Argument types are encoded two bits per argument, in little-endian order. The 4 or 6 least-significant bits, respectively, store the number of arguments, while the remaining bits encode the argument types.
#define PW_TOKENIZER_CFG_C_HASH_LENGTH 128 |
Maximum number of characters to hash in C. In C code, strings shorter than this length are treated as if they were zero-padded up to the length. Strings that are the same length and share a common prefix longer than this value hash to the same value. Increasing PW_TOKENIZER_CFG_C_HASH_LENGTH
increases the compilation time for C due to the complexity of the hashing macros.
PW_TOKENIZER_CFG_C_HASH_LENGTH
has no effect on C++ code. In C++, hashing is done with a constexpr
function instead of a macro. There are no string length limitations and compilation times are unaffected by this macro.
Only hash lengths for which there is a corresponding macro header (pw_tokenizer/internal/pw_tokenizer_65599_fixed_length_#_hash_macro.
) are supported. Additional macros may be generated with the generate_hash_macro.py
function.
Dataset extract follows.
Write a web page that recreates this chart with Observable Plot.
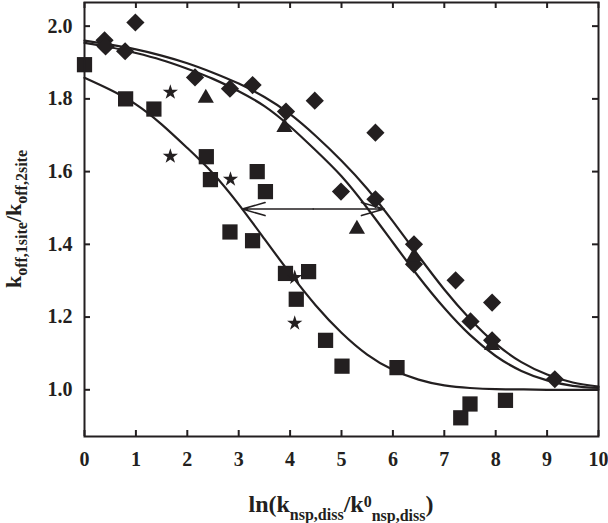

New macro headers must then be added to pw_tokenizer/internal/tokenize_string.h
.
This MUST match the value of DEFAULT_C_HASH_LENGTH
in pw_tokenizer/py/pw_tokenizer/tokens.py
.
#define PW_TOKENIZER_CFG_ENCODING_BUFFER_SIZE_BYTES 52 |
PW_TOKENIZER_CFG_ENCODING_BUFFER_SIZE_BYTES
is deprecated. It is used as the default value for pw_log_tokenized's PW_LOG_TOKENIZED_ENCODING_BUFFER_SIZE_BYTES
. This value should not be configured; set PW_LOG_TOKENIZED_ENCODING_BUFFER_SIZE_BYTES
instead.
#define PW_TOKENIZER_NESTED_PREFIX_STR "$" |
This character is used to mark the start of all tokenized messages. For consistency, it is recommended to always use $ if possible. If required, a different non-Base64 character may be used as a prefix.
A string version of the character is required for format-string-literal concatenation.